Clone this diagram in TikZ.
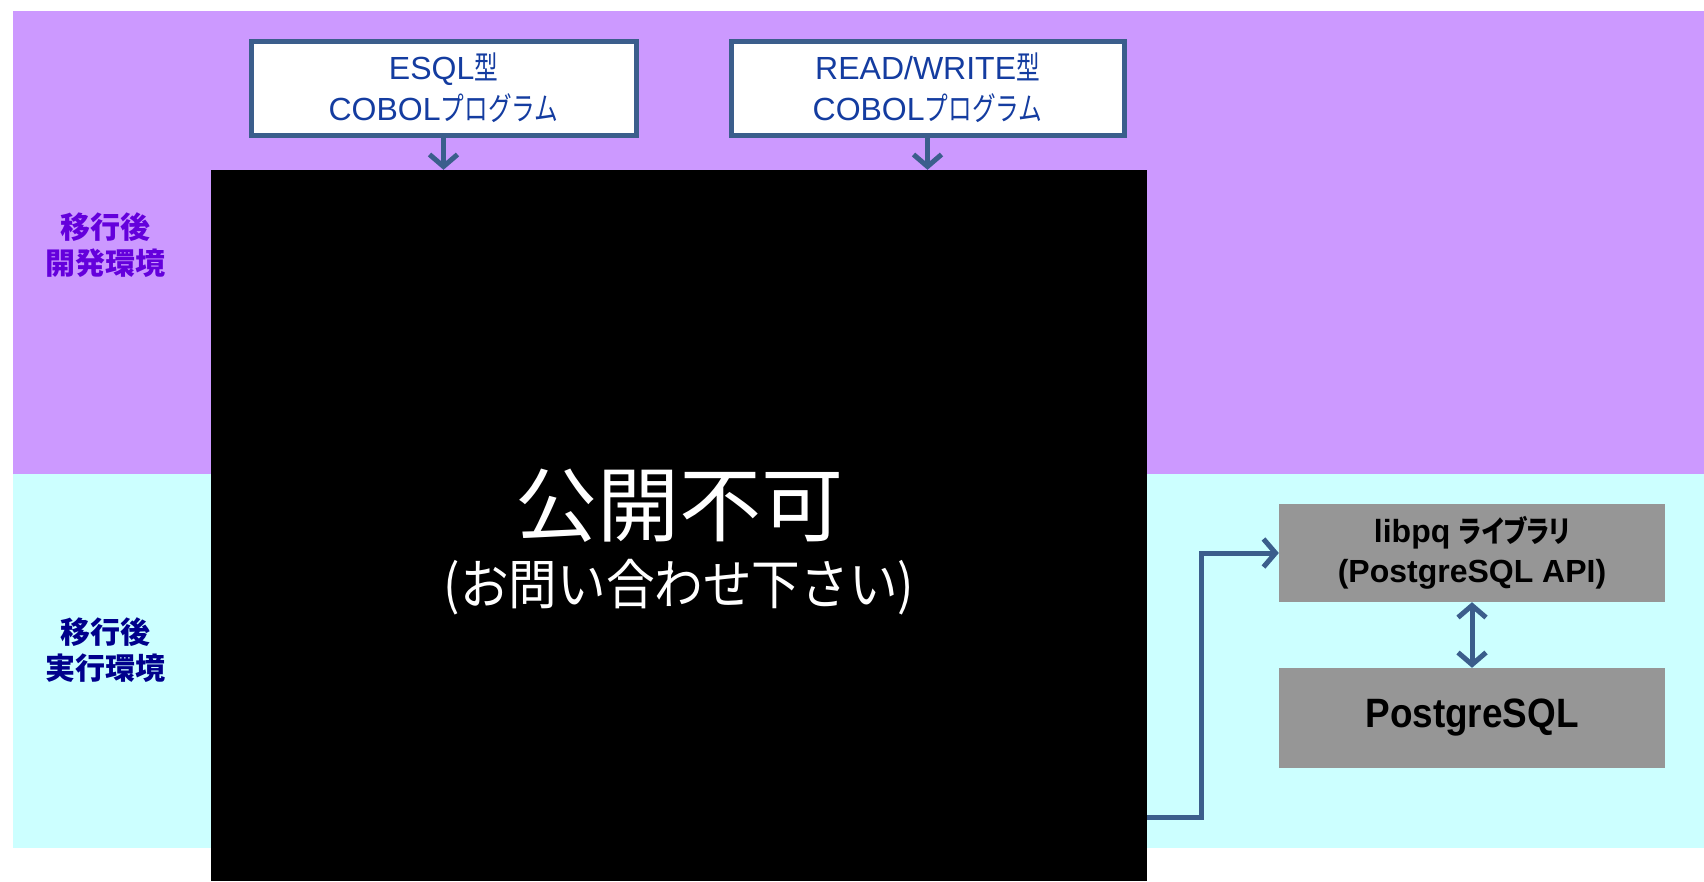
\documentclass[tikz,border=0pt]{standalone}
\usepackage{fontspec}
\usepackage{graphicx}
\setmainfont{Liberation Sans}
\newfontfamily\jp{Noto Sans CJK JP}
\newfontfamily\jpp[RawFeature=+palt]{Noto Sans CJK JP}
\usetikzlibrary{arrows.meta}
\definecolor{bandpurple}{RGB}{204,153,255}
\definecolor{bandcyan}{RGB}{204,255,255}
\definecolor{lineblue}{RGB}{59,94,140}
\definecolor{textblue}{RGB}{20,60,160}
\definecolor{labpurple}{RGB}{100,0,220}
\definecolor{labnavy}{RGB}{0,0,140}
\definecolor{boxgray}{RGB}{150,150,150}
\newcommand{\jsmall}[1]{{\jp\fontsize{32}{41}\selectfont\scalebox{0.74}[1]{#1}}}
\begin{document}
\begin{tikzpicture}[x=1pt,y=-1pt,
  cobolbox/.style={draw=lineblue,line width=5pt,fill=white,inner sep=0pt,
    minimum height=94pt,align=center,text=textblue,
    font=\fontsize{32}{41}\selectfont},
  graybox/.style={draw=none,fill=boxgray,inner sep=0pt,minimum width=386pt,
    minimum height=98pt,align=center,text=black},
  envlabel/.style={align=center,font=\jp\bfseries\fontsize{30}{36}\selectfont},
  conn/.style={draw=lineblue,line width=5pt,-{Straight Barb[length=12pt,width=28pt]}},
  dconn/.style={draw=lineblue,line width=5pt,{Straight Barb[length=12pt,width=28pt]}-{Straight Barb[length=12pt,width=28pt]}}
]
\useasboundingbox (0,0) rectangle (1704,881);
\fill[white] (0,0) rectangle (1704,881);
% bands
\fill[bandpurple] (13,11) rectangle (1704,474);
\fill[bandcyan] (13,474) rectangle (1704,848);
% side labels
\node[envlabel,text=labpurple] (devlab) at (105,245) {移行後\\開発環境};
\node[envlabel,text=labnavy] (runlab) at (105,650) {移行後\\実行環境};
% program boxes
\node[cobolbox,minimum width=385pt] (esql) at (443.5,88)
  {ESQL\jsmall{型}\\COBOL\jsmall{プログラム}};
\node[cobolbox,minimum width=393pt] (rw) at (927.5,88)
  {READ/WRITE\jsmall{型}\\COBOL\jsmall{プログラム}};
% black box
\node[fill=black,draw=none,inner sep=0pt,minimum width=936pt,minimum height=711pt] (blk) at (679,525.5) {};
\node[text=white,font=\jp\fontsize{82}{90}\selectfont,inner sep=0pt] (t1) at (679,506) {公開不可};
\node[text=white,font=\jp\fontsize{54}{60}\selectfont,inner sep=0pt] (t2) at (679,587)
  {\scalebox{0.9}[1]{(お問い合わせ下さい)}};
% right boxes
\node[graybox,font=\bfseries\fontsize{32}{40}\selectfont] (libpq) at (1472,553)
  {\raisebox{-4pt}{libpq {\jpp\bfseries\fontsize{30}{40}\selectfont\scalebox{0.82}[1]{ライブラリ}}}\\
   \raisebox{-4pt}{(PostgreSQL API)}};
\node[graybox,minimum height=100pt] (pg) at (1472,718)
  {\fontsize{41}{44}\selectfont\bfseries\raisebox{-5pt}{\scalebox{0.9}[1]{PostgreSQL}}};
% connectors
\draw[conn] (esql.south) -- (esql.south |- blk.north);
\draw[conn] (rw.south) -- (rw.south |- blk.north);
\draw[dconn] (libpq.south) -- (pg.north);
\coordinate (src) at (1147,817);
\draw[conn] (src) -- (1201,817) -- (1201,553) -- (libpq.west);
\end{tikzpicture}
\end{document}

+++

- **GOAL OF THE EXERCISE**:
Print the whole listing above once more, word for word, without its pictures.

- **FULL ANSWER**:
Clone this diagram in TikZ.
\documentclass[tikz,border=0pt]{standalone}
\usepackage{fontspec}
\usepackage{graphicx}
\setmainfont{Liberation Sans}
\newfontfamily\jp{Noto Sans CJK JP}
\newfontfamily\jpp[RawFeature=+palt]{Noto Sans CJK JP}
\usetikzlibrary{arrows.meta}
\definecolor{bandpurple}{RGB}{204,153,255}
\definecolor{bandcyan}{RGB}{204,255,255}
\definecolor{lineblue}{RGB}{59,94,140}
\definecolor{textblue}{RGB}{20,60,160}
\definecolor{labpurple}{RGB}{100,0,220}
\definecolor{labnavy}{RGB}{0,0,140}
\definecolor{boxgray}{RGB}{150,150,150}
\newcommand{\jsmall}[1]{{\jp\fontsize{32}{41}\selectfont\scalebox{0.74}[1]{#1}}}
\begin{document}
\begin{tikzpicture}[x=1pt,y=-1pt,
  cobolbox/.style={draw=lineblue,line width=5pt,fill=white,inner sep=0pt,
    minimum height=94pt,align=center,text=textblue,
    font=\fontsize{32}{41}\selectfont},
  graybox/.style={draw=none,fill=boxgray,inner sep=0pt,minimum width=386pt,
    minimum height=98pt,align=center,text=black},
  envlabel/.style={align=center,font=\jp\bfseries\fontsize{30}{36}\selectfont},
  conn/.style={draw=lineblue,line width=5pt,-{Straight Barb[length=12pt,width=28pt]}},
  dconn/.style={draw=lineblue,line width=5pt,{Straight Barb[length=12pt,width=28pt]}-{Straight Barb[length=12pt,width=28pt]}}
]
\useasboundingbox (0,0) rectangle (1704,881);
\fill[white] (0,0) rectangle (1704,881);
% bands
\fill[bandpurple] (13,11) rectangle (1704,474);
\fill[bandcyan] (13,474) rectangle (1704,848);
% side labels
\node[envlabel,text=labpurple] (devlab) at (105,245) {移行後\\開発環境};
\node[envlabel,text=labnavy] (runlab) at (105,650) {移行後\\実行環境};
% program boxes
\node[cobolbox,minimum width=385pt] (esql) at (443.5,88)
  {ESQL\jsmall{型}\\COBOL\jsmall{プログラム}};
\node[cobolbox,minimum width=393pt] (rw) at (927.5,88)
  {READ/WRITE\jsmall{型}\\COBOL\jsmall{プログラム}};
% black box
\node[fill=black,draw=none,inner sep=0pt,minimum width=936pt,minimum height=711pt] (blk) at (679,525.5) {};
\node[text=white,font=\jp\fontsize{82}{90}\selectfont,inner sep=0pt] (t1) at (679,506) {公開不可};
\node[text=white,font=\jp\fontsize{54}{60}\selectfont,inner sep=0pt] (t2) at (679,587)
  {\scalebox{0.9}[1]{(お問い合わせ下さい)}};
% right boxes
\node[graybox,font=\bfseries\fontsize{32}{40}\selectfont] (libpq) at (1472,553)
  {\raisebox{-4pt}{libpq {\jpp\bfseries\fontsize{30}{40}\selectfont\scalebox{0.82}[1]{ライブラリ}}}\\
   \raisebox{-4pt}{(PostgreSQL API)}};
\node[graybox,minimum height=100pt] (pg) at (1472,718)
  {\fontsize{41}{44}\selectfont\bfseries\raisebox{-5pt}{\scalebox{0.9}[1]{PostgreSQL}}};
% connectors
\draw[conn] (esql.south) -- (esql.south |- blk.north);
\draw[conn] (rw.south) -- (rw.south |- blk.north);
\draw[dconn] (libpq.south) -- (pg.north);
\coordinate (src) at (1147,817);
\draw[conn] (src) -- (1201,817) -- (1201,553) -- (libpq.west);
\end{tikzpicture}
\end{document}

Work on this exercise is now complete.